Scan the data beneath this task and copy each line that includes "document".

○ ○ ○ ○ ○ ○ ○

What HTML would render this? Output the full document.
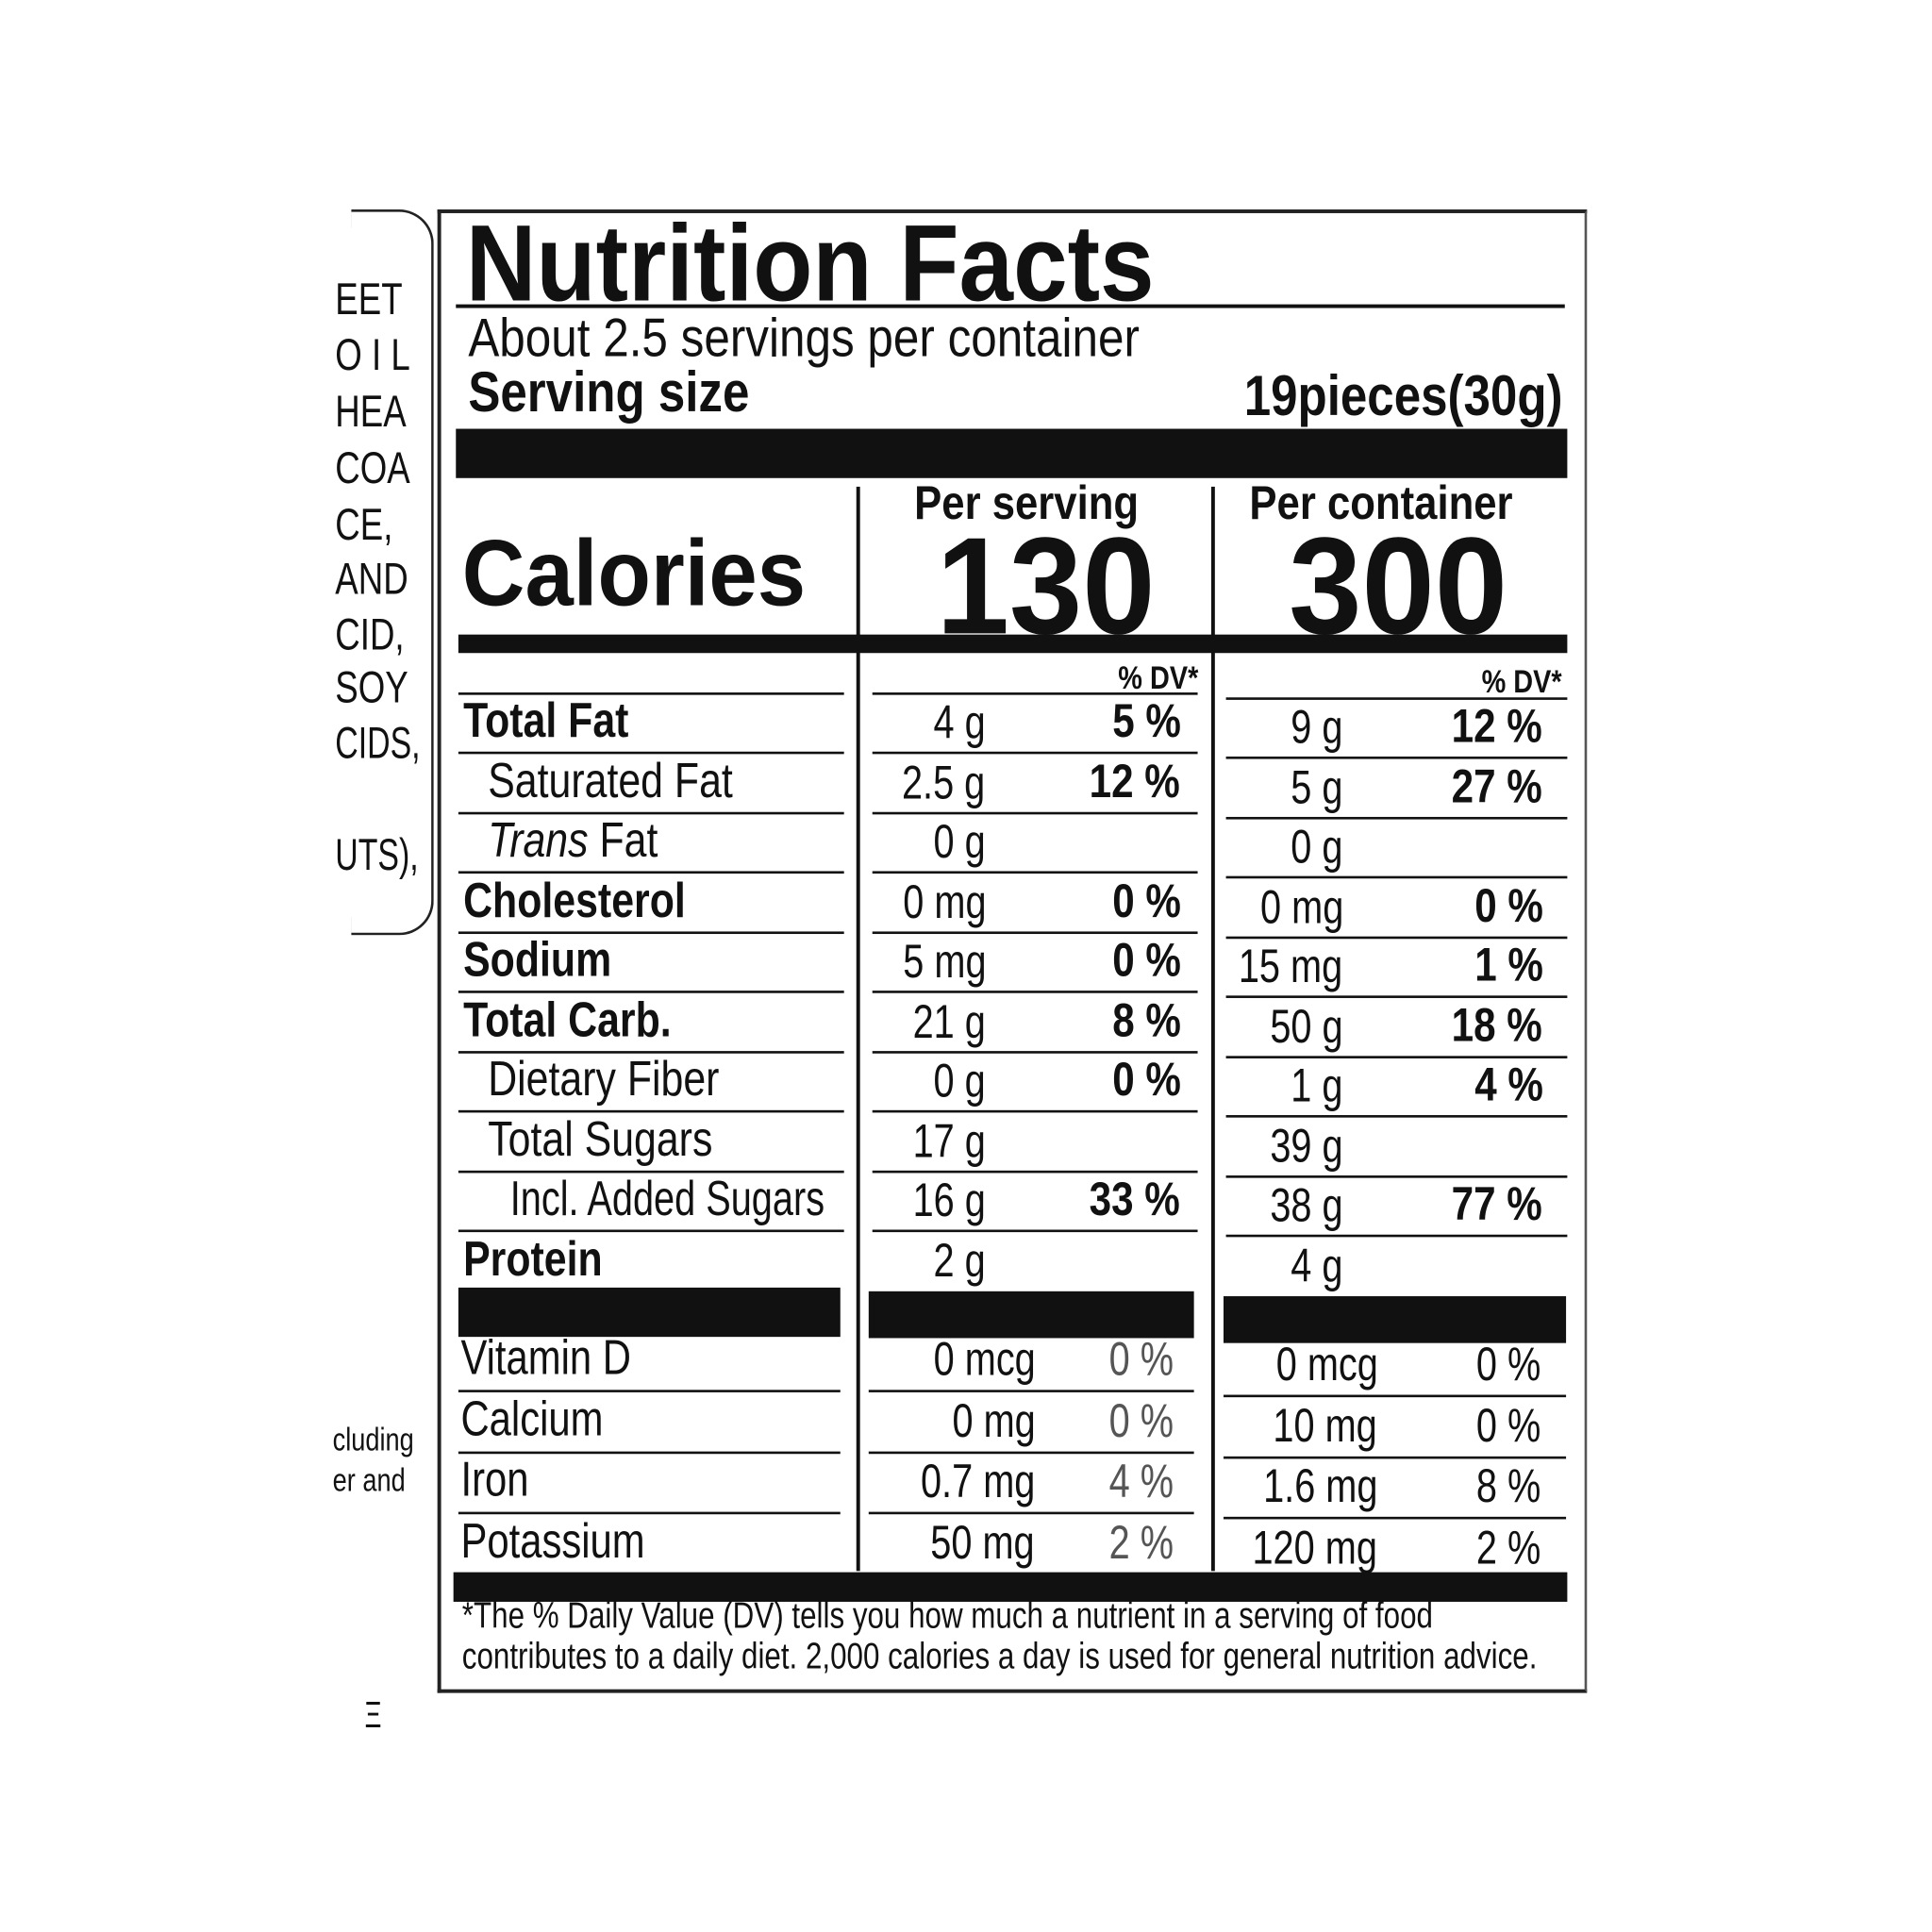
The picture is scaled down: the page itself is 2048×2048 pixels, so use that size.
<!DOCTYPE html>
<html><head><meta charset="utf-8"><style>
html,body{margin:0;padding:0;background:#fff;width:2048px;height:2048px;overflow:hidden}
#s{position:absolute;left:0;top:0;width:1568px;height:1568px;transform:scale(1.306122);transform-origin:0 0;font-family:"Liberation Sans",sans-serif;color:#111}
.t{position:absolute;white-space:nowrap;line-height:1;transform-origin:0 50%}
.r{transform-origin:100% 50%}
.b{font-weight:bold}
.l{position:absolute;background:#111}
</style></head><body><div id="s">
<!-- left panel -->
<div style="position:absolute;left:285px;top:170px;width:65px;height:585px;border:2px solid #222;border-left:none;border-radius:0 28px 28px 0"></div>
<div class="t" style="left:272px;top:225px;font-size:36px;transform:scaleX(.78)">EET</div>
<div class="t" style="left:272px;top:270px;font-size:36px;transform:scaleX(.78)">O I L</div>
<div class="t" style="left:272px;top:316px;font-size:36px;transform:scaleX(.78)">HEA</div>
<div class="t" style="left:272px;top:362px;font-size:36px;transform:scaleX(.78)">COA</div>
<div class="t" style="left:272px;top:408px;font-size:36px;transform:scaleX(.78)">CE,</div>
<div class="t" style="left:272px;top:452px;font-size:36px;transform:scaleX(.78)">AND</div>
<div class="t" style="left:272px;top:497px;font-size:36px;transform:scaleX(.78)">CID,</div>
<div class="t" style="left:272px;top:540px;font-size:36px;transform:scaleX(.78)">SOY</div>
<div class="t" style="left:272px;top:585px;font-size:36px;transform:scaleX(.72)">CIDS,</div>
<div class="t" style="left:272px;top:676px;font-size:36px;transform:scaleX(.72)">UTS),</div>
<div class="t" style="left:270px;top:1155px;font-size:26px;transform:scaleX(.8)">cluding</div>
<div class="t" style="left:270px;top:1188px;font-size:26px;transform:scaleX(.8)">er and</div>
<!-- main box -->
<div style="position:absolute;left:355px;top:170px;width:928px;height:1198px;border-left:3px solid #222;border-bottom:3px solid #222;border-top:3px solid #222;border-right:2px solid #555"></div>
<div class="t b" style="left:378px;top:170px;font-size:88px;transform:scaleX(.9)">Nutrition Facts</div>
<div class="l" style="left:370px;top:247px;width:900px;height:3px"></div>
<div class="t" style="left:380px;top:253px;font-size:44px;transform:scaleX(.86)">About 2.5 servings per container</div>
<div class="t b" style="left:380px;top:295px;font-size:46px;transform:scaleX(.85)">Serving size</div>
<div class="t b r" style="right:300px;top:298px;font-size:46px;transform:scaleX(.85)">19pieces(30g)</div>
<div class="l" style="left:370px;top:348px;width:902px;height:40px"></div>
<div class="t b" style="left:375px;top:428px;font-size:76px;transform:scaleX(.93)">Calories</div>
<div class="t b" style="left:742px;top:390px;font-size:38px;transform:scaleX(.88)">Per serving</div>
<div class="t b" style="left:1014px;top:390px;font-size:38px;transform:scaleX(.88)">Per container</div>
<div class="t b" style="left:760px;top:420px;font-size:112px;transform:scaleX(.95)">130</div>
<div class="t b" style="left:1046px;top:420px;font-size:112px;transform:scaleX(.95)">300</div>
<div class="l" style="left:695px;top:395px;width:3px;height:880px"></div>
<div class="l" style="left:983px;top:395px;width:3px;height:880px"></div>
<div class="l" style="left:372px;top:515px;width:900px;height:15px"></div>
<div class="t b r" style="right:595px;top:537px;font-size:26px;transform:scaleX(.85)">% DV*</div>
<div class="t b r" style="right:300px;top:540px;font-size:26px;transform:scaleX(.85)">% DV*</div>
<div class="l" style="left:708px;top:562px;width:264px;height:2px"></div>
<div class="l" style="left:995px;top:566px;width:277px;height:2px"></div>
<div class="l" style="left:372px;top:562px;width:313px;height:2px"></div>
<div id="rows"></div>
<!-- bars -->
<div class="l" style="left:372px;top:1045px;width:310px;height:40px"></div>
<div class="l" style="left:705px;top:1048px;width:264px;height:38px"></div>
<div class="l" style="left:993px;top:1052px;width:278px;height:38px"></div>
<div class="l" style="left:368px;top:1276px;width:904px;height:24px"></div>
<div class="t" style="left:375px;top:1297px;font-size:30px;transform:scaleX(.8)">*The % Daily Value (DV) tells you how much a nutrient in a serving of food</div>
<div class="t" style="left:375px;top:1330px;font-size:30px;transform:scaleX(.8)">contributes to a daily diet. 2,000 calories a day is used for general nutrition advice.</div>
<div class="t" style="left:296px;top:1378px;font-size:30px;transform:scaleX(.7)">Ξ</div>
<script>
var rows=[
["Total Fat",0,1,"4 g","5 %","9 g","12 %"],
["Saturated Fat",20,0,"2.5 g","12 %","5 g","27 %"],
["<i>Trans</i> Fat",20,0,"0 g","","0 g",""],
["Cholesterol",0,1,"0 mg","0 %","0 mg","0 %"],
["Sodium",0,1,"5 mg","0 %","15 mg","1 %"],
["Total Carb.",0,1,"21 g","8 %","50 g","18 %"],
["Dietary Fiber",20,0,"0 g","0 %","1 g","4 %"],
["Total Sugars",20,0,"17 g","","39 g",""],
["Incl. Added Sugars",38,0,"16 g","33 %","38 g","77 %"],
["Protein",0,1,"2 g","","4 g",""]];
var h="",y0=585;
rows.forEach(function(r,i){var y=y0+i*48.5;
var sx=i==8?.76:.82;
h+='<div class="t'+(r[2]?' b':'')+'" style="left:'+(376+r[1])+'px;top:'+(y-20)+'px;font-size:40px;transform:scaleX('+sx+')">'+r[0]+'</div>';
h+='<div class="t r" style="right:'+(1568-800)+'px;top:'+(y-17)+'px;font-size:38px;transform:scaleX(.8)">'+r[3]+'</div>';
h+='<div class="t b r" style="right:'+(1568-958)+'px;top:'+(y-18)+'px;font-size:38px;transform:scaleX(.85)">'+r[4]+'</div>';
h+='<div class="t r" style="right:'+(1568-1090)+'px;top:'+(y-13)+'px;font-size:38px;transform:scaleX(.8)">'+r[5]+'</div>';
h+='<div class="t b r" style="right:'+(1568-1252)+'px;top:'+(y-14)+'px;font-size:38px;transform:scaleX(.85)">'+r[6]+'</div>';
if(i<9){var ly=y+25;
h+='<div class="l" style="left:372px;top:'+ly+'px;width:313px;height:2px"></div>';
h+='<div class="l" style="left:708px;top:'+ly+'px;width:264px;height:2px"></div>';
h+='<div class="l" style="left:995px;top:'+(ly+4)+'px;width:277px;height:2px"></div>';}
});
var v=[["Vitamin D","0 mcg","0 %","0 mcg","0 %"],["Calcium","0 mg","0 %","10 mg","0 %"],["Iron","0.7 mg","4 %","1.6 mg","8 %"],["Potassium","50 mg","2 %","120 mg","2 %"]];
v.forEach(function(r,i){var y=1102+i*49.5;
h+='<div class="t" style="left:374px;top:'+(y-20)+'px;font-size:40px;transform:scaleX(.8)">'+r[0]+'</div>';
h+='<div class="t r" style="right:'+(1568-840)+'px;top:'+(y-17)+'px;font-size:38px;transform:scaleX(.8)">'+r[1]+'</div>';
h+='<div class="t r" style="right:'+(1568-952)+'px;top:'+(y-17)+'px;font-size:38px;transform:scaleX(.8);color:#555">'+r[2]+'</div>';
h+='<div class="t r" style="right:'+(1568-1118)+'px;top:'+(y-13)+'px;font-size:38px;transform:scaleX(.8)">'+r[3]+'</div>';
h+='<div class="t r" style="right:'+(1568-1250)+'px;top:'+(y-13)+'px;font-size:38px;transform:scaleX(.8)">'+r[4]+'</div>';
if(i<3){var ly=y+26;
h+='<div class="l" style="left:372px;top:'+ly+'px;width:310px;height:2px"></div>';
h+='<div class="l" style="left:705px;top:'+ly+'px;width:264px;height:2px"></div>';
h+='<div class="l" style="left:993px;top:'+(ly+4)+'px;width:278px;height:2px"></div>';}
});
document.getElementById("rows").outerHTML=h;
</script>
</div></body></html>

○ ○ ○ ○ ○ ○ ○

(SOLUTION FOR THIS EXERCISE)
What HTML would render this? Output the full document.
document.getElementById("rows").outerHTML=h;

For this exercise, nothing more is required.